The symbol’s ambiguity cuts both ways. It can feel deeply personal or vaguely appropriated depending on the wearer’s actual connection. A good consultation digs into whether the attraction is visual, familial, or aspirational.
Similar Symbols
Clients sometimes arrive wanting a fleur-de-lis but leave with something adjacent, or combine it with related forms. Understanding the distinctions helps clarify intent.
- Lily (fleur-de-lys literal): The botanical iris or lily from which the stylized form derives. More naturalistic, less geometric. Appeals to gardeners or those wanting floral softness over heraldic sharpness.
- Trinity knot / triquetra: Another tripartite symbol, Celtic rather than French. Shares the three-fold structure but carries different cultural weight. Some combine both in heritage-mashup designs.
- Ankh: Egyptian looped cross, sometimes confused due to similar vertical emphasis. Completely separate lineage; mixing them without purpose looks muddled.
- Iron cross / cross pattée: Shared military heraldic context, but politically loaded in ways the fleur-de-lis generally isn’t. Important distinction for clients drawn to “cross-like” symbols.
- Acadian star: Related regional symbol for French-Canadian diaspora, particularly the Cajun community. Sometimes appears alongside or instead of the fleur-de-lis.
Final Thoughts
The fleur-de-lis endures because it compresses multiple identities into a shape that reads instantly. French or Francophone, Catholic or secular, native or adopted, survivor or celebrant, the same outline holds different weights. For tattoo purposes, its strength lies in structural clarity: it can be rendered small, large, ornate, or stark without losing itself. The risk is choosing it for surface aesthetics without the underlying connection, which tends to breed regret when the novelty fades. Match the style to the meaning, place it where the geometry flatters the body, and respect that this symbol already carries centuries of accumulated significance before the needle touches skin.
Frequently Asked Questions
Does the fleur-de-lis tattoo have negative connotations?
In most contexts, no, it’s broadly viewed as heritage or regional pride. However, some European far-right movements have occasionally co-opted heraldic symbols broadly, so context and accompanying imagery matter. In American tattoo culture, the association remains overwhelmingly neutral to positive.

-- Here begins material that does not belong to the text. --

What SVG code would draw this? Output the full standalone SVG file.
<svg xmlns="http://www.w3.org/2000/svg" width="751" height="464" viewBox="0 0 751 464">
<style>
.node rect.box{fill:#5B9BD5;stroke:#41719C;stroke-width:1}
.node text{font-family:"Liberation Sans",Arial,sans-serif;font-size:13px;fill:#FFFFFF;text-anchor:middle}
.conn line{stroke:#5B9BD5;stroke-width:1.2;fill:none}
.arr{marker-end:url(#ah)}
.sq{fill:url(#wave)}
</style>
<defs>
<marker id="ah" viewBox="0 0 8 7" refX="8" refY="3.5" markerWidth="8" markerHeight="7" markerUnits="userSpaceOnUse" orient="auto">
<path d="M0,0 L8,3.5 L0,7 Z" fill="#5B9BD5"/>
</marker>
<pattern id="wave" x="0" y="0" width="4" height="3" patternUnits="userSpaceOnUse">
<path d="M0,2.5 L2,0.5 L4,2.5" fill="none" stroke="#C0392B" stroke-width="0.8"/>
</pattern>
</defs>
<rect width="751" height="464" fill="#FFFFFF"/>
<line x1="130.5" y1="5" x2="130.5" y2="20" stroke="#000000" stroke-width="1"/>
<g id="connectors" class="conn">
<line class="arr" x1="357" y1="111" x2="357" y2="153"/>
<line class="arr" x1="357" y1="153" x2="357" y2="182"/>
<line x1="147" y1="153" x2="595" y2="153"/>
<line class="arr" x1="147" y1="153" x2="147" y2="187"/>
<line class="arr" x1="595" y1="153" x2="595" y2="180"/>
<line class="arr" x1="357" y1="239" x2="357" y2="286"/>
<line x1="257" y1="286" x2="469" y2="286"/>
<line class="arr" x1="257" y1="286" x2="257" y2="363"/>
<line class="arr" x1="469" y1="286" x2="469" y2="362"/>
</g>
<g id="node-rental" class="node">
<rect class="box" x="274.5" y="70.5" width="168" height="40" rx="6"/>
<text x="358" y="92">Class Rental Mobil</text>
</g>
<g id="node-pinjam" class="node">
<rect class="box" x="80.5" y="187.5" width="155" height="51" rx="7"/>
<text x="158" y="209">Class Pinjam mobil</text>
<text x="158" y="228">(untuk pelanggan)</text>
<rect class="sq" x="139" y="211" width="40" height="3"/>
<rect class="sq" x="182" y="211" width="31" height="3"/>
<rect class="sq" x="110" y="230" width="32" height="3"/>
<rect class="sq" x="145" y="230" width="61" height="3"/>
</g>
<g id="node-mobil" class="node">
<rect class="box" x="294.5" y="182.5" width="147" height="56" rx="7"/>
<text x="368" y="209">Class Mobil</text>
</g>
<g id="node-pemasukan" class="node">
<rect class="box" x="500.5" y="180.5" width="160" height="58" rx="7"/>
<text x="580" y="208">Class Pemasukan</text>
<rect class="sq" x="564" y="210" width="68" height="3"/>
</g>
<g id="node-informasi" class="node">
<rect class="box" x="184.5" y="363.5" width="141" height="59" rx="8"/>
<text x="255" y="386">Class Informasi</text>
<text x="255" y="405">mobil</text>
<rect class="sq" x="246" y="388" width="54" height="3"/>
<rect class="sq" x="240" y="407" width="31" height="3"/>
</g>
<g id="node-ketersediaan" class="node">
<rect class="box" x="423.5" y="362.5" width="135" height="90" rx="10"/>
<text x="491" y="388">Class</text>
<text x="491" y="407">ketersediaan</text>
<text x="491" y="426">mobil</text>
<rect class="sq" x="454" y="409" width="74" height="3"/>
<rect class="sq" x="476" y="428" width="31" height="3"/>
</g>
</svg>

How well does a small fleur-de-lis tattoo age?
Aging depends heavily on execution. Solid black versions with medium line weight hold up for years; fine-line or highly detailed small pieces tend to blur as the central petal loses definition. Expect touch-ups after 5-10 years on high-wear areas like fingers or wrists.
Can the fleur-de-lis be part of a larger sleeve or back piece?
Absolutely. It works well as a repeating motif, a central anchor, or integrated into scrollwork and filigree. Its vertical symmetry makes it useful for filling gaps between other elements or bridging shoulder to chest compositions.
What’s the difference between fleur-de-lis and fleur-de-lys in tattoo terminology?
The terms are interchangeable in modern usage; both refer to the stylized lily emblem. “Lis” is the more common spelling in French and American tattoo contexts, while “lys” appears in older English heraldic texts. Either spelling requests the same symbol.